Harus diakui dari era Kedatuan Sriwijaya, Kerajaan Dharmasraya, Kerajaan Melayu, Kerajaan Pagaruyung, serta berbagai kesultanan di Sumatera, juga melakukan eksploitasi kekayaan alam, – seperti emas, timah, kayu manis, rempah, serta getah-getahan; sebagai sumber pendapatannya. Tapi, mereka tetap mempertahankan pengetahuan atau keyakinan bahwa manusia harus hidup harmonis dengan alam, sehingga sistem ekonomi yang dijalankan tetap berkelanjutan.
Dalam novel Cekap (2020) yang saya tulis, saya menggambarkan Bukit Barisan pada masa depan seperti ini, “Penambangan tersebut dilakukan setelah harimau dan gajah disingkirkan dari Bukit Barisan, lalu jutaan manusia yang hidup di sekitarnya punah akibat penyakit mematikan.”
Semua hal tersebut, adalah sintesa dari ketakutan dan kecemasan saya akan masa depan Bukit Barisan atas berbagai aktifitas penambangan mineral, seperti emas, batu bara, dan lainnya. Sesungguhnya, saya tidak menginginkan hal tersebut terjadi.
Apa yang harus dilakukan?
Jawabannya, sudah sering disampaikan para intelektual, budayawan, tokoh adat, pegiat lingkungan, akademisi, bahwa manusia Indonesia harus menggali dan menerapkan pengetahuan luhur bangsanya, bahwa manusia harus hidup harmonis dengan alam.

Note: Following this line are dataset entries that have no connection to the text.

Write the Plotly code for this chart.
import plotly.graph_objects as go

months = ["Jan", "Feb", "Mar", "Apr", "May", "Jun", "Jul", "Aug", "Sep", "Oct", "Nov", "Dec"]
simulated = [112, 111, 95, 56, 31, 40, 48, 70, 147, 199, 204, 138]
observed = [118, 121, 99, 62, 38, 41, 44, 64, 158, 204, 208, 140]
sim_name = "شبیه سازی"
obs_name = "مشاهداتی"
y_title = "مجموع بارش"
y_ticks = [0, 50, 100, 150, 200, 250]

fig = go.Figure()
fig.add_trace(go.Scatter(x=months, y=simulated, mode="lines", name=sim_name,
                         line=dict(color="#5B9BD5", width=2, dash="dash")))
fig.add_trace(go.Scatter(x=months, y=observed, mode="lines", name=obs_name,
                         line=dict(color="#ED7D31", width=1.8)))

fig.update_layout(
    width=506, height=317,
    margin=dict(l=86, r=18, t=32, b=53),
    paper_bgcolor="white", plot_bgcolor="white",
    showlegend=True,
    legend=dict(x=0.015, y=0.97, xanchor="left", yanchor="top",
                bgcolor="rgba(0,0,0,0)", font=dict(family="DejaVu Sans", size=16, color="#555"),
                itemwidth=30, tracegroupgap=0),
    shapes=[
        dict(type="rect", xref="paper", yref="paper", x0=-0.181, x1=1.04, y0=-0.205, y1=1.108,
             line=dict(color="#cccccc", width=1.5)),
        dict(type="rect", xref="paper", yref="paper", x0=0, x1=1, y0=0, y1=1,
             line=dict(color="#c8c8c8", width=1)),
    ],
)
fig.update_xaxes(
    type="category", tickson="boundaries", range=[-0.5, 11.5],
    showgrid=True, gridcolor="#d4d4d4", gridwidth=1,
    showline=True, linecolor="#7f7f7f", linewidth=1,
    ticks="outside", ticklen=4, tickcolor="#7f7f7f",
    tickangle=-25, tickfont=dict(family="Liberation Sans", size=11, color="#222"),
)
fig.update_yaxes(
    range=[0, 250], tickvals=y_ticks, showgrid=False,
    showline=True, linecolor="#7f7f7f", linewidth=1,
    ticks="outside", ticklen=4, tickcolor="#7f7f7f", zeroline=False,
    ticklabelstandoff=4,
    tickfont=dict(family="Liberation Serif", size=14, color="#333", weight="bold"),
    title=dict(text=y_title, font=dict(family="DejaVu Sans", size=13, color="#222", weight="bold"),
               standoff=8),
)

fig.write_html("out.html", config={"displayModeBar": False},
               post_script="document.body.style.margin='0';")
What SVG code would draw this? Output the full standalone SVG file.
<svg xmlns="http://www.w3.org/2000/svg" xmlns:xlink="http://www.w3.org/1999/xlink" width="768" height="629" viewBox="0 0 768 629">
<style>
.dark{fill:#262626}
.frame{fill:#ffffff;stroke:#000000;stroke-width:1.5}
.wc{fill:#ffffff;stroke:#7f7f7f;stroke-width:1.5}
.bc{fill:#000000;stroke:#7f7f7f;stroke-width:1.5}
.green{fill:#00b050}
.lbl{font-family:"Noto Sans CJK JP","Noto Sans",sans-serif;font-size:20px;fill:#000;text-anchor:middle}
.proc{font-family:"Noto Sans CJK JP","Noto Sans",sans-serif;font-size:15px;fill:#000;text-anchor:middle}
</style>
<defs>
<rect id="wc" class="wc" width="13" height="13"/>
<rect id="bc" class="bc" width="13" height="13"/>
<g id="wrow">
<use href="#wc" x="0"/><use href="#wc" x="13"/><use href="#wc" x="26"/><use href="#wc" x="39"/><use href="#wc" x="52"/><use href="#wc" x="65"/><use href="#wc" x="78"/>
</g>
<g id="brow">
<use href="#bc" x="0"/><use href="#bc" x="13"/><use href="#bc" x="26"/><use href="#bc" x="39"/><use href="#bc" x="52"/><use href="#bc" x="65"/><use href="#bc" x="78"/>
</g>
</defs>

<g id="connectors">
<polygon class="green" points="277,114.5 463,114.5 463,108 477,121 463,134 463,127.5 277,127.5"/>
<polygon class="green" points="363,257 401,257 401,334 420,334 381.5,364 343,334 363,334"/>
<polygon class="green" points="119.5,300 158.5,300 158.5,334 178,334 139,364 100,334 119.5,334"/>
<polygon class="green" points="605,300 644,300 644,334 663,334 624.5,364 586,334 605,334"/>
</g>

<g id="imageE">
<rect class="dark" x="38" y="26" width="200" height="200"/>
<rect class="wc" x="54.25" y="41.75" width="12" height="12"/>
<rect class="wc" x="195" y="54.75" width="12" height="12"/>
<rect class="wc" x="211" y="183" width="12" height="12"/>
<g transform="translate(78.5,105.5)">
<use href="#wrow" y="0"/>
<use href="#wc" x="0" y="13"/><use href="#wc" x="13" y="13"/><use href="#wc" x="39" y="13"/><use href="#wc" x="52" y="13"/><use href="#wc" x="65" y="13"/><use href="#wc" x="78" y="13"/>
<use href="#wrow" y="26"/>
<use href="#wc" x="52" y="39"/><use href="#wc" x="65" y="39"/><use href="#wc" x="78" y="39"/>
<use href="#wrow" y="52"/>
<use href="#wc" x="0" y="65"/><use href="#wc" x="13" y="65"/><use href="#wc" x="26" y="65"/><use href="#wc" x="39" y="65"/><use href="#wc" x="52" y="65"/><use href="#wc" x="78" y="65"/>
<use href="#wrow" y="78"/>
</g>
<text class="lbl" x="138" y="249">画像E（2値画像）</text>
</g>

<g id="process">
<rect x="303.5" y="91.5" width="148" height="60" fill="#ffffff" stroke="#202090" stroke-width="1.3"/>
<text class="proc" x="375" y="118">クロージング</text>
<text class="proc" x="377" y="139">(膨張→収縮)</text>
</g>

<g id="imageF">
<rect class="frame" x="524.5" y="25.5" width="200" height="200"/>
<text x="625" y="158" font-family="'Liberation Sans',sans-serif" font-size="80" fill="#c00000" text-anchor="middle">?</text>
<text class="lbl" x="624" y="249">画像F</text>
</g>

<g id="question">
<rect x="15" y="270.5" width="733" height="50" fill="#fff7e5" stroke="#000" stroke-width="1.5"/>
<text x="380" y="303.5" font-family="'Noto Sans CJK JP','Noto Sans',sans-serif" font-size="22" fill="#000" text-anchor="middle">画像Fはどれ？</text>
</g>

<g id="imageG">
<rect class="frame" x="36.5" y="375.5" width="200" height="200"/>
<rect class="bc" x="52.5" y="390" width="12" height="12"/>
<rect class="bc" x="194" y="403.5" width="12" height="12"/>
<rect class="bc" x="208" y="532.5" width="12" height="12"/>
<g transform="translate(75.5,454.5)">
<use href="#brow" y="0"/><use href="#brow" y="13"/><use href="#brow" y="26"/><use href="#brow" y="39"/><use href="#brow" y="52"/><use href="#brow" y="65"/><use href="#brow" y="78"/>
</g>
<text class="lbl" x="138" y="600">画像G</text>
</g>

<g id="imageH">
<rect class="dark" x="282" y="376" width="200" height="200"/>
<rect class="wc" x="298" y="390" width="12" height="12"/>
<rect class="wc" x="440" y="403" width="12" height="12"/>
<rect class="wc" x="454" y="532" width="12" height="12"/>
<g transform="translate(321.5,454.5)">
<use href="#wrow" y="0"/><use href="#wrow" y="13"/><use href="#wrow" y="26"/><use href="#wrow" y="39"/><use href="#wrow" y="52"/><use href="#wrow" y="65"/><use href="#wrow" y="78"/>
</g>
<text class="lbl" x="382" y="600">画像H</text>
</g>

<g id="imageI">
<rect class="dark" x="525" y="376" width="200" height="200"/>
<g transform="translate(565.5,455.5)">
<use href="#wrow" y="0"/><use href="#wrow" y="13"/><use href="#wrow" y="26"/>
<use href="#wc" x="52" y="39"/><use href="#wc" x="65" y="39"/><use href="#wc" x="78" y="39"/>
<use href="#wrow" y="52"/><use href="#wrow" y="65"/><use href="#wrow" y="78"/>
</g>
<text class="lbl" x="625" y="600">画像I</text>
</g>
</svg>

Mereka yang saat ini hidup di wilayah Bukit Barisan, baik dalam beberapa generasi maupun yang baru datang, tampaknya perlu mendengarkan suara gunung, pohon, burung, gajah, rusa, bukit, danau, harimau, sungai, hingga laut, yang hanya dapat dipahami jika pikiran dan hati dibebaskan dari ketamakan.
Saya ingin sekali berhenti menangis.
* Taufik Wijaya, pekerja budaya dan jurnalis yang menetap di Palembang. Narasumber dalam Diskusi Budaya: Menggali Kearifan Lingkungan dari Situs peninggalan Hindu-Budha di Pasaman, 23 November 2025. Artikel ini adalah opini penulis.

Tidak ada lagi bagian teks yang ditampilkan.